▶ _Exercise description_
Transcribe the lines below verbatim, skipping the images.
============================================================
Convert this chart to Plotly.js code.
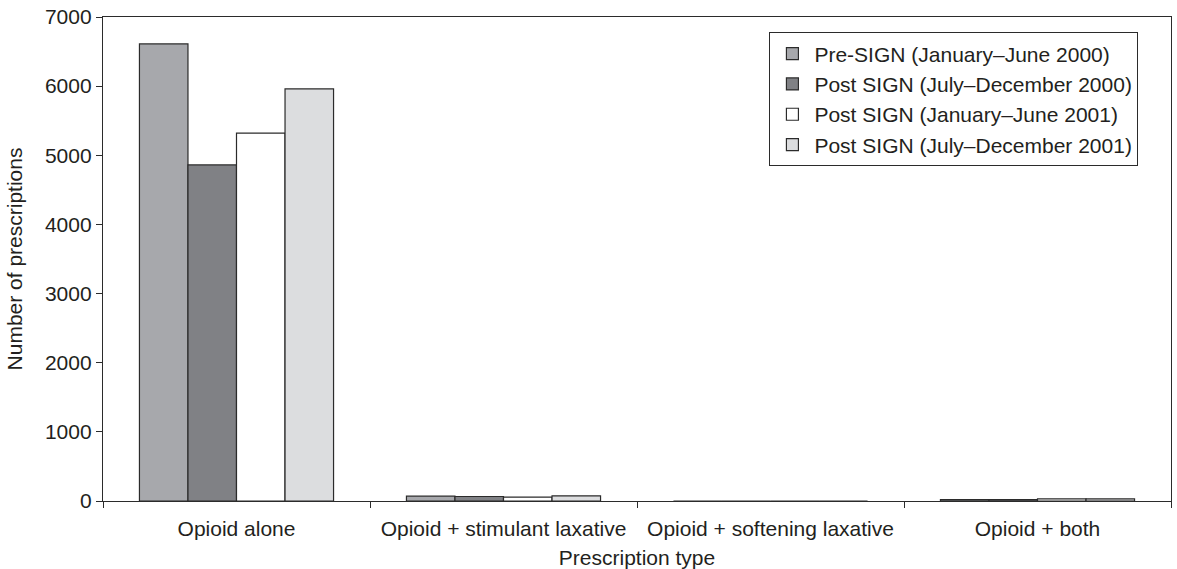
<!DOCTYPE html>
<html>
<head>
<meta charset="utf-8">
<script src="https://cdn.plot.ly/plotly-3.0.1.min.js"></script>
<style>html,body{margin:0;padding:0;background:#fff;}#chart{width:1177px;height:569px;}</style>
</head>
<body>
<div id="chart"></div>
<script>
const categories = ["Opioid alone", "Opioid + stimulant laxative", "Opioid + softening laxative", "Opioid + both"];
const seriesNames = ["Pre-SIGN (January\u2013June 2000)", "Post SIGN (July\u2013December 2000)", "Post SIGN (January\u2013June 2001)", "Post SIGN (July\u2013December 2001)"];
const preSign2000H1 = [6610, 70, 0, 20];
const postSign2000H2 = [4860, 65, 0, 20];
const postSign2001H1 = [5320, 55, 0, 30];
const postSign2001H2 = [5960, 75, 0, 30];
const seriesValues = [preSign2000H1, postSign2000H2, postSign2001H1, postSign2001H2];
const colors = ["#a7a8ac", "#808185", "#ffffff", "#dcdddf"];

const font = {family: "Liberation Sans, Arial, sans-serif", size: 21, color: "#231f20"};

const traces = seriesValues.map((vals, i) => ({
  type: "bar",
  name: seriesNames[i],
  x: categories,
  y: vals,
  marker: {color: colors[i], line: {color: "#2b2b2b", width: 1.2}},
  hoverinfo: "x+y"
}));

const layout = {
  width: 1177,
  height: 569,
  margin: {l: 103, r: 6, t: 17, b: 68},
  paper_bgcolor: "#fff",
  plot_bgcolor: "#fff",
  font: font,
  barmode: "group",
  bargap: 0.273,
  bargroupgap: 0,
  showlegend: true,
  legend: {
    x: 0.624, y: 0.968, xanchor: "left", yanchor: "top",
    bordercolor: "#2b2b2b", borderwidth: 1,
    bgcolor: "#fff",
    font: font,
    traceorder: "normal",
    itemwidth: 34
  },
  xaxis: {
    type: "category",
    automargin: false,
    showline: true, linecolor: "#2b2b2b", linewidth: 1.2, mirror: true,
    ticks: "outside", ticklen: 6, tickcolor: "#2b2b2b", tickson: "boundaries",
    ticklabelstandoff: 9,
    showgrid: false, zeroline: false,
    tickfont: font,
    title: {text: "Prescription type", font: font, standoff: 10}
  },
  yaxis: {
    range: [0, 7000],
    automargin: false,
    tickvals: [0, 1000, 2000, 3000, 4000, 5000, 6000, 7000],
    ticktext: ["0", "1000", "2000", "3000", "4000", "5000", "6000", "7000"],
    showline: true, linecolor: "#2b2b2b", linewidth: 1.2, mirror: true,
    ticks: "outside", ticklen: 6, tickcolor: "#2b2b2b",
    showgrid: false, zeroline: false,
    tickfont: font,
    title: {text: "Number of prescriptions", font: font, standoff: 16}
  }
};

Plotly.newPlot("chart", traces, layout, {displayModeBar: false, staticPlot: true});
</script>
</body>
</html>
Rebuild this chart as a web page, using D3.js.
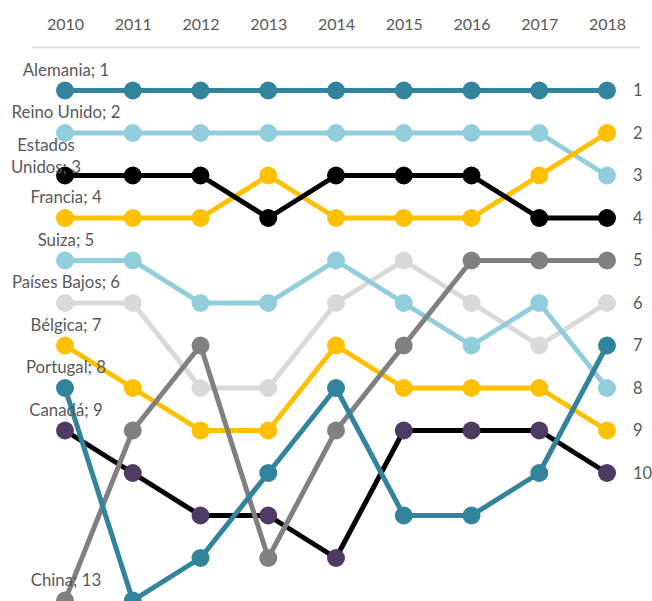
============================================================
▶ _Solution below_
Convert this chart to Plotly.js code.
<!DOCTYPE html>
<html>
<head>
<meta charset="utf-8">
<script src="https://cdn.plot.ly/plotly-3.0.1.min.js"></script>
<style>html,body{margin:0;padding:0;background:#fff;}#chart{width:1177px;height:569px;}</style>
</head>
<body>
<div id="chart"></div>
<script>
const categories = ["Opioid alone", "Opioid + stimulant laxative", "Opioid + softening laxative", "Opioid + both"];
const seriesNames = ["Pre-SIGN (January\u2013June 2000)", "Post SIGN (July\u2013December 2000)", "Post SIGN (January\u2013June 2001)", "Post SIGN (July\u2013December 2001)"];
const preSign2000H1 = [6610, 70, 0, 20];
const postSign2000H2 = [4860, 65, 0, 20];
const postSign2001H1 = [5320, 55, 0, 30];
const postSign2001H2 = [5960, 75, 0, 30];
const seriesValues = [preSign2000H1, postSign2000H2, postSign2001H1, postSign2001H2];
const colors = ["#a7a8ac", "#808185", "#ffffff", "#dcdddf"];

const font = {family: "Liberation Sans, Arial, sans-serif", size: 21, color: "#231f20"};

const traces = seriesValues.map((vals, i) => ({
  type: "bar",
  name: seriesNames[i],
  x: categories,
  y: vals,
  marker: {color: colors[i], line: {color: "#2b2b2b", width: 1.2}},
  hoverinfo: "x+y"
}));

const layout = {
  width: 1177,
  height: 569,
  margin: {l: 103, r: 6, t: 17, b: 68},
  paper_bgcolor: "#fff",
  plot_bgcolor: "#fff",
  font: font,
  barmode: "group",
  bargap: 0.273,
  bargroupgap: 0,
  showlegend: true,
  legend: {
    x: 0.624, y: 0.968, xanchor: "left", yanchor: "top",
    bordercolor: "#2b2b2b", borderwidth: 1,
    bgcolor: "#fff",
    font: font,
    traceorder: "normal",
    itemwidth: 34
  },
  xaxis: {
    type: "category",
    automargin: false,
    showline: true, linecolor: "#2b2b2b", linewidth: 1.2, mirror: true,
    ticks: "outside", ticklen: 6, tickcolor: "#2b2b2b", tickson: "boundaries",
    ticklabelstandoff: 9,
    showgrid: false, zeroline: false,
    tickfont: font,
    title: {text: "Prescription type", font: font, standoff: 10}
  },
  yaxis: {
    range: [0, 7000],
    automargin: false,
    tickvals: [0, 1000, 2000, 3000, 4000, 5000, 6000, 7000],
    ticktext: ["0", "1000", "2000", "3000", "4000", "5000", "6000", "7000"],
    showline: true, linecolor: "#2b2b2b", linewidth: 1.2, mirror: true,
    ticks: "outside", ticklen: 6, tickcolor: "#2b2b2b",
    showgrid: false, zeroline: false,
    tickfont: font,
    title: {text: "Number of prescriptions", font: font, standoff: 16}
  }
};

Plotly.newPlot("chart", traces, layout, {displayModeBar: false, staticPlot: true});
</script>
</body>
</html>
Rebuild this chart as a web page, using D3.js.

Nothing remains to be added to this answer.